In the government of Kursk, for example, a nobleman by the name of Emnich, presented to an Assembly of the Nobles a detailed report concerning the necessary reforms in Russia. In his report, he advocated the restoration of the institution of serfdom by means of a law which would forbid peasants to travel away from the place where they live. Such a condition would help the noble land-owners to build up their estates, as they would have a sufficient supply of cheap agricultural labor.

The same mediæval note was sounded only a year before the War in a report drawn up by a group of noblemen of the government of Poltava.

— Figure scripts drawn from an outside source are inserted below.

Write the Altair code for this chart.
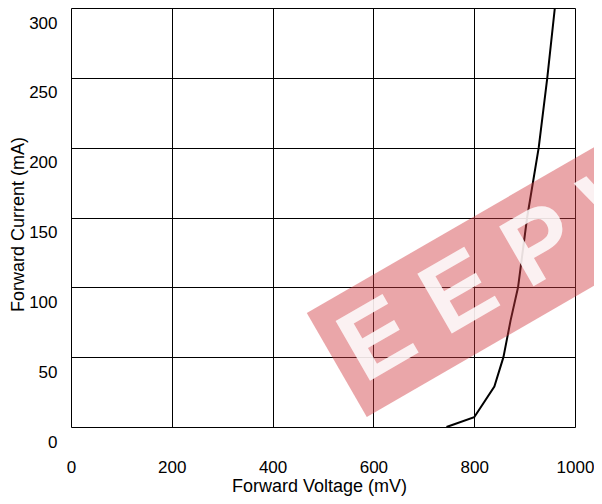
import altair as alt
import pandas as pd

# Forward voltage (mV) vs forward current (mA)
voltage_mv = [745, 800, 840, 858, 872, 887, 905, 928, 945, 960]
current_ma = [0, 7, 29, 50, 76, 100, 150, 200, 250, 300]

x_ticks = [0, 200, 400, 600, 800, 1000]
y_ticks = [0, 50, 100, 150, 200, 250, 300]

watermark_text = ["E E P W"]

df = pd.DataFrame({"V": voltage_mv, "I": current_ma})

FONT = "Liberation Sans"

x_enc = alt.X(
    "V:Q",
    scale=alt.Scale(domain=[0, 1000], nice=False, zero=False),
    axis=alt.Axis(
        values=x_ticks, format="d", title="Forward Voltage (mV)", grid=True,
        gridColor="black", gridOpacity=1, gridWidth=1, domain=False, ticks=False,
        tickSize=0, labelPadding=40, labelBaseline="middle", labelFontSize=17,
        labelFont=FONT, labelColor="black", titleFont=FONT, titleFontSize=18,
        titleFontWeight="normal", titleColor="black", titleY=59, titleX=248,
        titleBaseline="middle", labelFlush=False, labelOverlap=False,
    ),
)
y_enc = alt.Y(
    "I:Q",
    scale=alt.Scale(domain=[0, 300], nice=False),
    axis=alt.Axis(
        values=y_ticks, format="d", title="Forward Current (mA)", grid=True,
        gridColor="black", gridOpacity=1, gridWidth=1, domain=False, ticks=False,
        tickSize=0, labelPadding=14, labelOffset=15, labelBaseline="middle",
        labelFontSize=17, labelFont=FONT, labelColor="black", titleFont=FONT,
        titleFontSize=18, titleFontWeight="normal", titleColor="black",
        titleX=-53, titleY=216, titleBaseline="middle", titleAngle=270,
        labelFlush=False, labelOverlap=False,
    ),
)

curve = alt.Chart(df).mark_line(color="black", strokeWidth=2).encode(x=x_enc, y=y_enc)

wm_df = pd.DataFrame({"t": watermark_text})
band = alt.Chart(wm_df).mark_point(
    shape="M -1 -0.3 L 1 -0.3 L 1 0.3 L -1 0.3 Z",
    filled=True, size=160000, angle=330, color="#d03940", opacity=0.45,
    strokeWidth=0, clip=False,
).encode(x=alt.value(439), y=alt.value(257))

letters = alt.Chart(wm_df).mark_text(
    angle=330, fontSize=100, fontWeight="bold", font=FONT, color="white",
    opacity=0.85, align="center", baseline="middle", clip=False,
).encode(x=alt.value(441), y=alt.value(256), text="t:N")

chart = alt.layer(curve, band, letters).properties(
    width=504, height=419,
    autosize=alt.AutoSizeParams(type="none"),
    padding={"left": 63, "top": 0, "right": 19, "bottom": 69},
).configure_view(stroke="black", strokeWidth=2).configure(background="white")

chart.save("out.html", embed_options={"renderer": "svg", "actions": False})
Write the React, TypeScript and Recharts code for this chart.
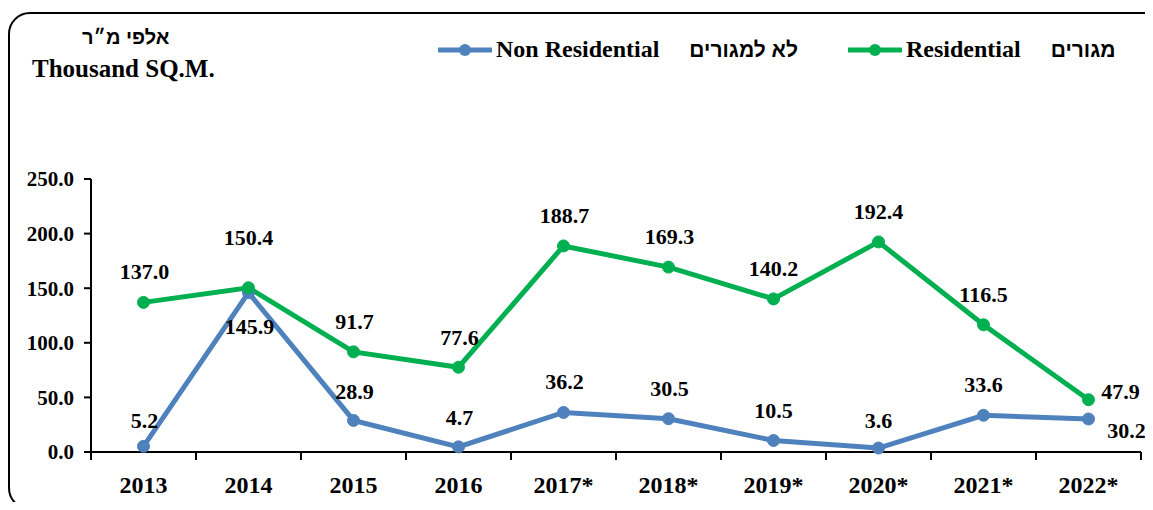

The report pointed out the incalculable injury done to the interests of the Russian gentry by the introduction of banks and railroads, for these institutions "undermine the foundation of the existing political order," besides being "a menace to the State, as well as to the interests of the gentry."

If we add to these mediæval projects a conception of "nationalism," which would dispose, by extermination, of fifteen millions of "foreign" nationalities, such as Jews, Finns, Armenians, etc., we should have a complete picture of the social and political beliefs of the Russian ultra-reactionaries. It would be absurd to believe that such a program has the slightest chance of becoming the leading factor in the political life of Russia.

Despite their present position at the top of the political ladder, it is more than probable that they will soon be eliminated as a political power. Every war that Russia has fought wrought tremendous changes in the country. The War of 1812 spread liberal ideas among the upper classes of Russia. The Crimean War was followed by the emancipation of the serfs, while the Russo-Japanese War carried Russia just beyond the threshold of constitutionalism. The European War may mean the ultimate triumph of democracy in Russia. Whatever may happen, there will scarcely be room in the political life of Russia for the mediæval ideas of her reactionaries.